Chestnuts are growing business in Michigan
Michigan farmers are working overtime to keep up with the demand of an old holiday favorite, roasted over an open fire.
The state leads the nation in the number of chestnut trees and farms, and due to advances in horticulture, better marketing and production and new uses for the fruit — yes, chestnuts are a fruit — demand continues to increase, industry experts say.
Found in everything from chestnut flour — which is gluten-free — to craft beers, Michigan produces about 100,000 pounds of the yuletide favorite.
"I predict in the next five years we'll bring to market 250,000 pounds of chestnuts," said Roger Blackwell, president of Chestnut Growers Inc., a cooperative of more than 30 growers throughout the state. In 10 years, 500,000 pounds, Blackwell estimated.
Michigan's production is just a blip in the global market of about 2 million tons produced worldwide. China accounts for about 1.7 million tons. But the demand for domestic chestnuts — particularly chestnuts grown in Michigan — continues to grow, Blackwell said.
"The markets I've been supplying used to buy Italian and now they buy Michigan-grown chestnuts until I run out," Blackwell said. "We just have consumers that really love our chestnuts and they are just buying out the stores."
Chestnuts can go for about $2 per pound wholesale and three times that at the retail level. Michigan chestnuts are sweeter than other varieties, Blackwell said. And they're starchy, not oily, at about 55 percent water. The taste has been defined as mildly sweet and earthy, like a mashed potato and sometimes, with hints of vanilla.

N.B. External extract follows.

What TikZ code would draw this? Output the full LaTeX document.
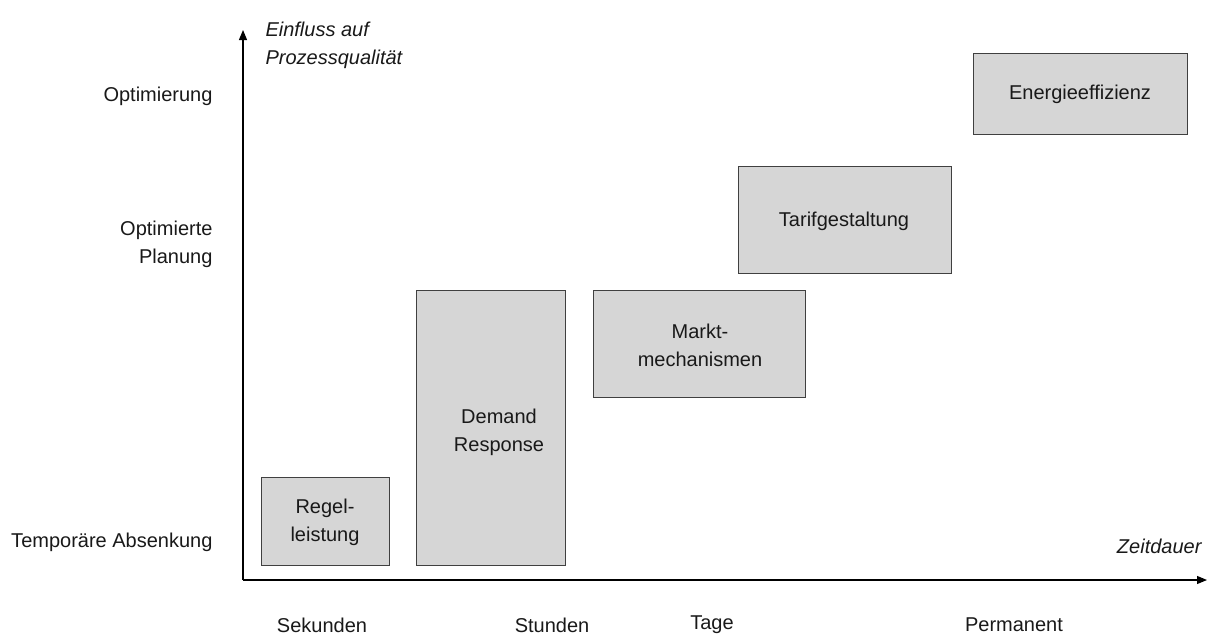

Around the turn of the 20th century, the trees numbered more than 31/2 billion and made up about a quarter of the forest in states such as Pennsylvania. But the trees were brought down by a fungal blight that killed the trees by the billions by the 1930s, according to the Michigan State University Extension offices.
But in the 1980s farmers started planting chestnut saplings mostly brought in from China, said Roger Blackwell, president of Chestnut Growers Inc., a cooperative of more than 30 growers throughout the state. The growers worked with MSU and made advances in the field coming up with cultivars that could bring in good yields yet make it through Michigan's tough winters.
"People started with what was available," said Dennis Fulbright, a professor of plants, soils and microbial sciences at Michigan State. Fulbright has been working with growers and researching chestnut trees for decades. "We had to hunt around."
Researchers and farmers discovered a cultivar frequently grown in Spain that grew well in Michigan. The trees are blight resistant and offer good yields.
"Our best cultivars now are European crossed with a Japanese. It's the same kind you'll find in Spain or France or Portugal."
Call it version 2.0 for the domestic chestnut.
But people still like them roasted over an open fire. The Vince and Joe's Gourmet Market, with two locations in Macomb County, roast the chestnuts outside the store this time of year on the weekends for their customers. It's a crowd favorite and helps put people in the Christmas mood, said Paco Alvarez, an assistant produce manager at the Clinton Township store.
"We let them try the samples," Alvarez said. "It's been very busy."
The Henry Ford is also a good customer of the cooperative. Visitors to the Holiday Night event at Greenfield Village enjoy the Michigan-grown chestnuts.
Most state chestnut farms are about 5 acres. But farmers have been reaching out planting 20-acre, 70-acre and even 100-acre farms. Seeing the improvements and the progression of the crop throughout the state has been rewarding, Fulbright said.
"It's a close relationship," he said, referring to MSU and the growers. "There has basically been millions of dollars generated by the growers with our help. And that's good."